- YOUR INSTRUCTIONS: List each line of the data that holds the string "this".

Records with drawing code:
○ ○ ○ ○

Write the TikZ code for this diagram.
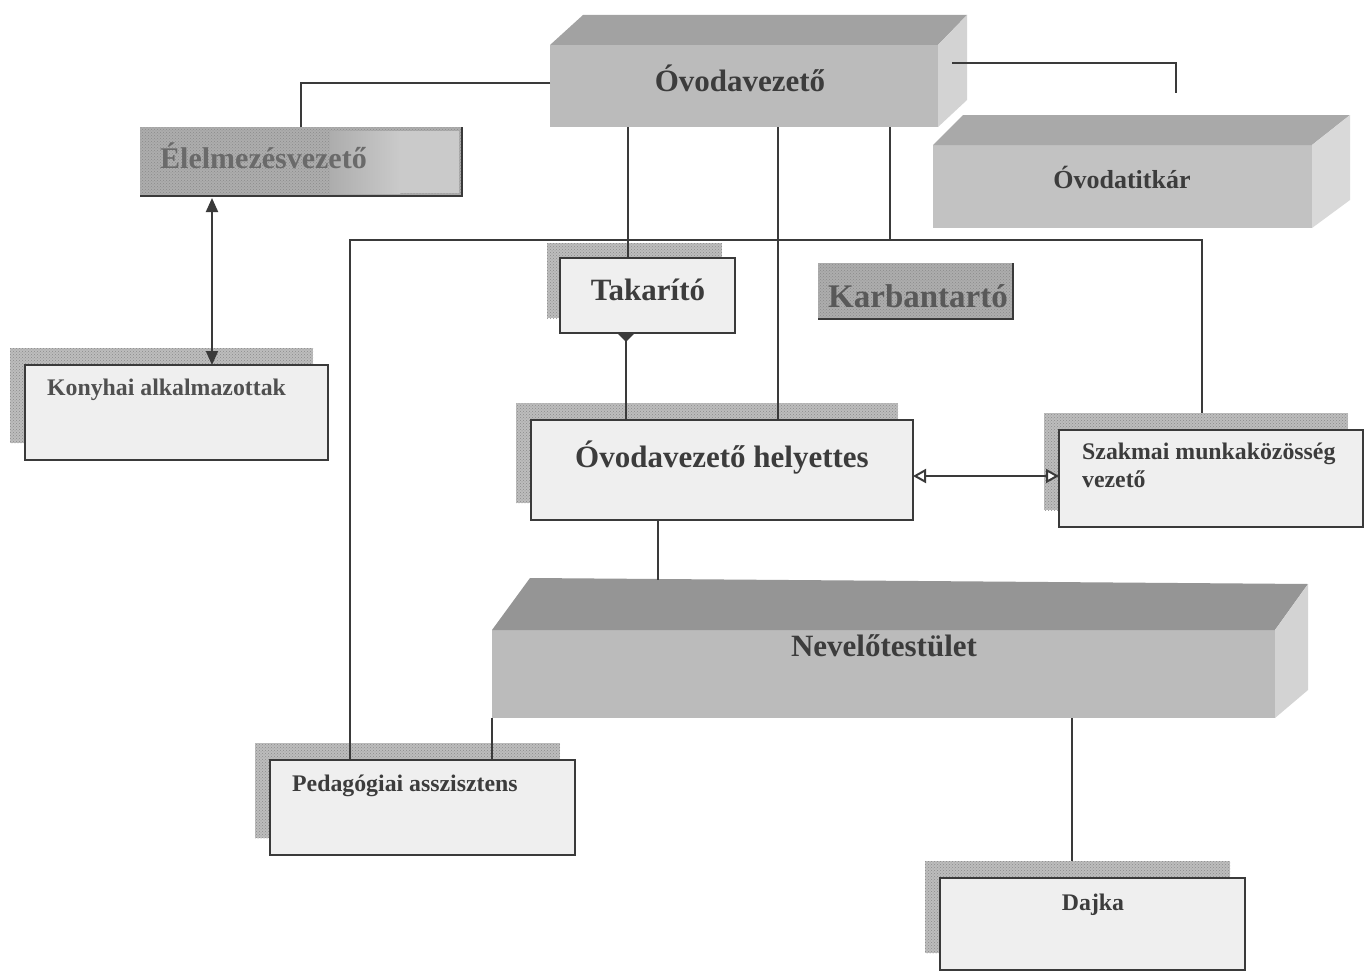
\documentclass[tikz,border=0pt]{standalone}
\usepackage{fontspec}
\setmainfont{Liberation Serif}
\usetikzlibrary{arrows.meta,patterns,calc}
\definecolor{ln}{HTML}{3A3A3A}
\definecolor{txt}{HTML}{3C3C3C}
\definecolor{txtlight}{HTML}{6A6A6A}
\definecolor{boxfill}{HTML}{EFEFEF}
\definecolor{shd}{HTML}{BDBDBD}
\definecolor{shddot}{HTML}{8A8A8A}
\definecolor{frontA}{HTML}{BBBBBB}
\definecolor{topA}{HTML}{A2A2A2}
\definecolor{sideA}{HTML}{D3D3D3}
\definecolor{frontB}{HTML}{C2C2C2}
\definecolor{topB}{HTML}{A9A9A9}
\definecolor{sideB}{HTML}{D9D9D9}
\definecolor{texbox}{HTML}{ADADAD}
\definecolor{texlight}{HTML}{CACACA}
\tikzset{
  solidtip/.tip={Triangle[width=12pt,length=14pt]},
  opentip/.tip={Triangle[width=14pt,length=13pt,fill=white]},
  tailtip/.tip={Triangle[reversed,width=17pt,length=9pt]}
}
\begin{document}
\begin{tikzpicture}[x=1pt,y=-1pt,
  face/.style={rectangle, inner sep=0pt, outer sep=0pt, draw=none},
  shadowbox/.style={rectangle, inner sep=0pt, outer sep=0pt, fill=shd,
     postaction={pattern=crosshatch dots, pattern color=shddot}},
  texturebox/.style={rectangle, inner sep=0pt, outer sep=0pt, fill=texbox,
     postaction={pattern=crosshatch dots, pattern color=shddot}},
  conn/.style={draw=ln, line width=2pt},
  big/.style={font=\fontsize{31}{36}\selectfont\bfseries, text=txt, inner sep=0pt},
  small/.style={font=\fontsize{23.8}{28}\selectfont\bfseries, text=txt, inner sep=0pt}
]
\useasboundingbox (0,0) rectangle (1366,974);
\fill[white] (0,0) rectangle (1366,974);

% ---------- 3D boxes ----------
% Ovodavezeto
\node[face, fill=frontA, minimum width=388pt, minimum height=82pt] (vez) at (744,86) {};
\fill[topA] (550,45) -- (583,15) -- (967,15) -- (938,45) -- cycle;
\fill[sideA] (938,45) -- (967,15) -- (967,100) -- (938,127) -- cycle;
% Ovodatitkar
\node[face, fill=frontB, minimum width=379pt, minimum height=83pt] (titk) at (1122.5,186.5) {};
\fill[topB] (933,145) -- (963,115) -- (1350,115) -- (1312,145) -- cycle;
\fill[sideB] (1312,145) -- (1350,115) -- (1350,200) -- (1312,228) -- cycle;
% Nevelotestulet
\node[face, fill=frontA, minimum width=783pt, minimum height=88pt] (nev) at (883.5,674) {};
\fill[topA!92!black] (492,630) -- (530,578) -- (1308,584) -- (1275,630) -- cycle;
\fill[sideA] (1275,630) -- (1308,584) -- (1308,690) -- (1275,718) -- cycle;

% ---------- textured flat boxes ----------
\node[texturebox, minimum width=322pt, minimum height=69pt] (elel) at (301,161.5) {};
\shade[left color=texbox, right color=texlight] (330,131) rectangle (400,193);
\fill[texlight] (400,131) rectangle (459,193);
\draw[ln, line width=2.5pt] (elel.south west) -- (elel.south east) -- (elel.north east);
\node[texturebox, minimum width=195pt, minimum height=56pt] (karb) at (915.5,291) {};
\draw[ln, line width=2.5pt] (karb.south west) -- (karb.south east) -- (karb.north east);

% ---------- shadows ----------
\node[shadowbox, minimum width=175pt, minimum height=75pt] (takS) at (634.5,280.5) {};
\node[shadowbox, minimum width=303pt, minimum height=95pt] (konyS) at (161.5,395.5) {};
\node[shadowbox, minimum width=382pt, minimum height=100pt] (helyS) at (707,453) {};
\node[shadowbox, minimum width=304pt, minimum height=97pt] (szakS) at (1196,461.5) {};
\node[shadowbox, minimum width=305pt, minimum height=95pt] (pedS) at (407.5,790.5) {};
\node[shadowbox, minimum width=305pt, minimum height=92pt] (dajS) at (1077.5,907) {};

% ---------- helper coordinates ----------
\coordinate (x212) at (212,0);
\coordinate (x626) at (626,0);
\coordinate (x628) at (628,0);
\coordinate (x658) at (658,0);
\coordinate (x778) at (778,0);
\coordinate (x890) at (890,0);
\coordinate (x1072) at (1072,0);
\coordinate (x1202) at (1202,0);
\coordinate (barL) at (350,240);
\coordinate (y476) at (0,476);
\coordinate (nevBack) at (0,580);
\coordinate (titkEnd) at (1176,93);

% ---------- front boxes (named) ----------
\node[face, minimum width=175pt, minimum height=75pt] (tak) at (647.5,295.5) {};
\node[face, minimum width=303pt, minimum height=95pt] (kony) at (176.5,412.5) {};
\node[face, minimum width=382pt, minimum height=100pt] (hely) at (722,470) {};
\node[face, minimum width=304pt, minimum height=97pt] (szak) at (1211,478.5) {};
\node[face, minimum width=305pt, minimum height=95pt] (ped) at (422.5,807.5) {};
\node[face, minimum width=305pt, minimum height=92pt] (daj) at (1092.5,924) {};

% ---------- connectors ----------
\draw[conn] ([yshift=3pt]vez.west) -| (elel.north);
\draw[conn] ([xshift=14pt,yshift=23pt]vez.east) -| (titkEnd);
\draw[conn] (vez.south -| x628) -- (tak.north -| x628);
\draw[conn] (vez.south -| x778) -- (hely.north -| x778);
\draw[conn] (vez.south -| x890) -- (x890 |- barL);
\draw[conn] (ped.north -| barL) -- (barL) -- (barL -| x1202) -- (szakS.north -| x1202);
\draw[conn] (hely.south -| x658) -- (x658 |- nevBack);
\draw[conn] (nev.south west) -- (ped.north -| nev.south west);
\draw[conn] (nev.south -| x1072) -- (dajS.north -| x1072);
\draw[conn] (tak.south -| x626) -- (hely.north -| x626);

% ---------- front boxes drawn ----------
\foreach \n in {tak,kony,hely,szak,ped,daj}{
  \draw[ln, line width=2pt, fill=boxfill] (\n.north west) rectangle (\n.south east);
}
% connectors with tips, on top of boxes
\draw[conn, tailtip-] (tak.south -| x626) -- ++(0,12);
\draw[conn, opentip-opentip] (hely.east |- y476) -- (szak.west |- y476);
\draw[conn, solidtip-solidtip] ([yshift=-2pt]elel.south -| x212) -- (kony.north -| x212);

% ---------- labels ----------
\node[big] (vezT) at (740,78) {Óvodavezető};
\node[font=\fontsize{26}{30}\selectfont\bfseries, text=txt, inner sep=0pt] (titkT) at (1122,177) {Óvodatitkár};
\node[font=\fontsize{30}{34}\selectfont\bfseries, text=txtlight, inner sep=0pt, anchor=west] (elelT) at (160,156) {Élelmezésvezető};
\node[font=\fontsize{33}{36}\selectfont\bfseries, text=txt!85!white, inner sep=0pt] (karbT) at (918,296) {Karbantartó};
\node[big] (takT) at (648,290) {Takarító};
\node[small, anchor=west, text=txt!90!white] (konyT) at (47,390) {Konyhai alkalmazottak};
\node[big] (helyT) at (722,458) {Óvodavezető helyettes};
\node[small, anchor=north west, align=left] (szakT) at (1082,443) {Szakmai munkaközösség\\vezető};
\node[big] (nevT) at (884,646) {Nevelőtestület};
\node[small, anchor=west] (pedT) at (292,786) {Pedagógiai asszisztens};
\node[small] (dajT) at (1093,905) {Dajka};
\end{tikzpicture}
\end{document}
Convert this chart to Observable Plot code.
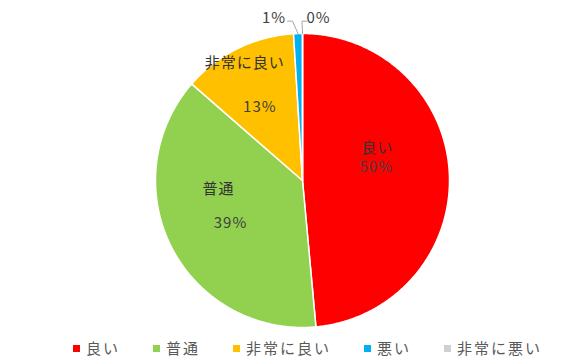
<!DOCTYPE html>
<html>
<head>
<meta charset="utf-8">
<script src="https://cdn.jsdelivr.net/npm/d3@7"></script>
<script src="https://cdn.jsdelivr.net/npm/@observablehq/plot@0.6"></script>
<style>
  html, body { margin: 0; padding: 0; background: #fff; }
  body { width: 581px; height: 362px; overflow: hidden; font-family: "Noto Sans CJK JP", "Noto Sans", sans-serif; }
  #legend { display: flex; align-items: center; height: 24px; padding-left: 73px; box-sizing: border-box; }
  #legend .item { display: flex; align-items: center; margin-right: 33px; }
  #legend .sw { width: 7px; height: 7px; margin-right: 6px; }
  #legend .lb { font-size: 15px; letter-spacing: 2px; color: #595959; line-height: 24px; }
</style>
</head>
<body>
<div id="chart"></div>
<div id="legend"></div>
<script>
// ---- data ----
const categories = ["良い", "普通", "非常に良い", "悪い", "非常に悪い"];
const values = [50, 39, 13, 1, 0];
const percentLabels = ["50%", "39%", "13%", "1%", "0%"];
const colors = ["#FF0000", "#92D050", "#FFC000", "#00B0F0", "#D0D0D0"];

// ---- pie geometry (unit circle, angle clockwise from top) ----
const arcs = d3.pie().sort(null).startAngle(0).endAngle(2 * Math.PI)(values);
const polar = (a, k) => ({x: k * Math.sin(a), y: k * Math.cos(a)});

const slicePts = [];
arcs.forEach((a, i) => {
  const name = categories[i];
  slicePts.push({name, ...polar(0, 0)});
  const n = Math.max(1, Math.ceil((a.endAngle - a.startAngle) / (Math.PI / 360)));
  for (let j = 0; j <= n; j++) {
    const t = a.startAngle + (a.endAngle - a.startAngle) * j / n;
    slicePts.push({name, ...polar(t, 1)});
  }
  slicePts.push({name, ...polar(0, 0)});
});

const slices = arcs.map((a, i) => {
  const mid = (a.startAngle + a.endAngle) / 2;
  return {i, name: categories[i], pct: percentLabels[i], mid, ...polar(mid, 0.55), edge: polar(mid, 1)};
});

// leader lines for the small slices
const leaders = [];
[[3, -1, 5.5], [4, 1, 0.5]].forEach(([i, side, elbow]) => {
  const s = slices[i];
  const e = s.edge;
  const ex = e.x - elbow / 147;
  leaders.push({i, x: e.x, y: e.y});
  leaders.push({i, x: ex, y: 1.084});
  leaders.push({i, x: ex + side * 5 / 147, y: 1.084});
});

const font = '"Noto Sans CJK JP", "Noto Sans", sans-serif';
const nameText = (i, dx, dy) => Plot.text(slices.filter(d => d.i === i), {
  x: "x", y: "y", text: "name", dx, dy, fill: "#333333", fontSize: 15, fontWeight: "normal", textAnchor: "middle"
});
const pctText = (i, dx, dy) => Plot.text(slices.filter(d => d.i === i), {
  x: "x", y: "y", text: "pct", dx, dy, fill: "#404040", fontSize: 15, textAnchor: "middle"
});
const outText = (i, dx, dy) => Plot.text(slices.filter(d => d.i === i), {
  x: d => d.edge.x, y: d => d.edge.y, text: "pct", dx, dy, fill: "#404040", fontSize: 15, textAnchor: "middle"
});

const chart = Plot.plot({
  width: 581,
  height: 336,
  margin: 0,
  style: {fontFamily: font, letterSpacing: "1px", background: "#fff"},
  x: {domain: [-1, 1], range: [155, 449], axis: null},
  y: {domain: [-1, 1], range: [327, 33], axis: null},
  color: {domain: categories, range: colors},
  marks: [
    Plot.line(slicePts, {x: "x", y: "y", z: "name", fill: "name", stroke: "#fff", strokeWidth: 1.5, strokeLinejoin: "round", curve: "linear"}),
    Plot.line(leaders, {x: "x", y: "y", z: "i", stroke: "#A6A6A6", strokeWidth: 1}),
    nameText(0, -6, -29),
    pctText(0, -7, -10),
    nameText(1, -12, -28),
    pctText(1, 0, 6),
    nameText(2, -22, -45),
    pctText(2, -7, -1),
    outText(3, -24, -15.5),
    outText(4, 16, -15.5)
  ]
});
document.getElementById("chart").appendChild(chart);

// ---- legend ----
const legend = d3.select("#legend");
categories.forEach((c, i) => {
  const it = legend.append("div").attr("class", "item");
  it.append("div").attr("class", "sw").style("background", colors[i]);
  it.append("span").attr("class", "lb").text(c);
});
</script>
</body>
</html>
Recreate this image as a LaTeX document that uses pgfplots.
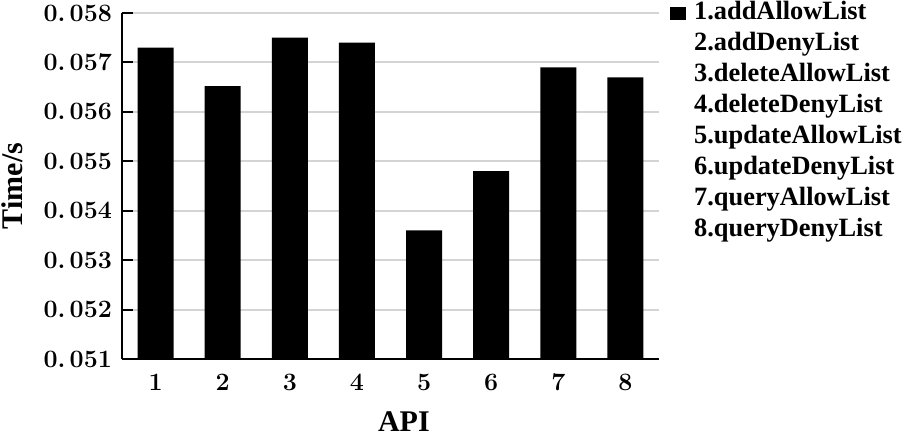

○ ○ ○ ○

- SOLVED PROBLEM:
Write the TikZ code for this diagram.
Convert this chart to Observable Plot code.
Recreate this image as a LaTeX document that uses pgfplots.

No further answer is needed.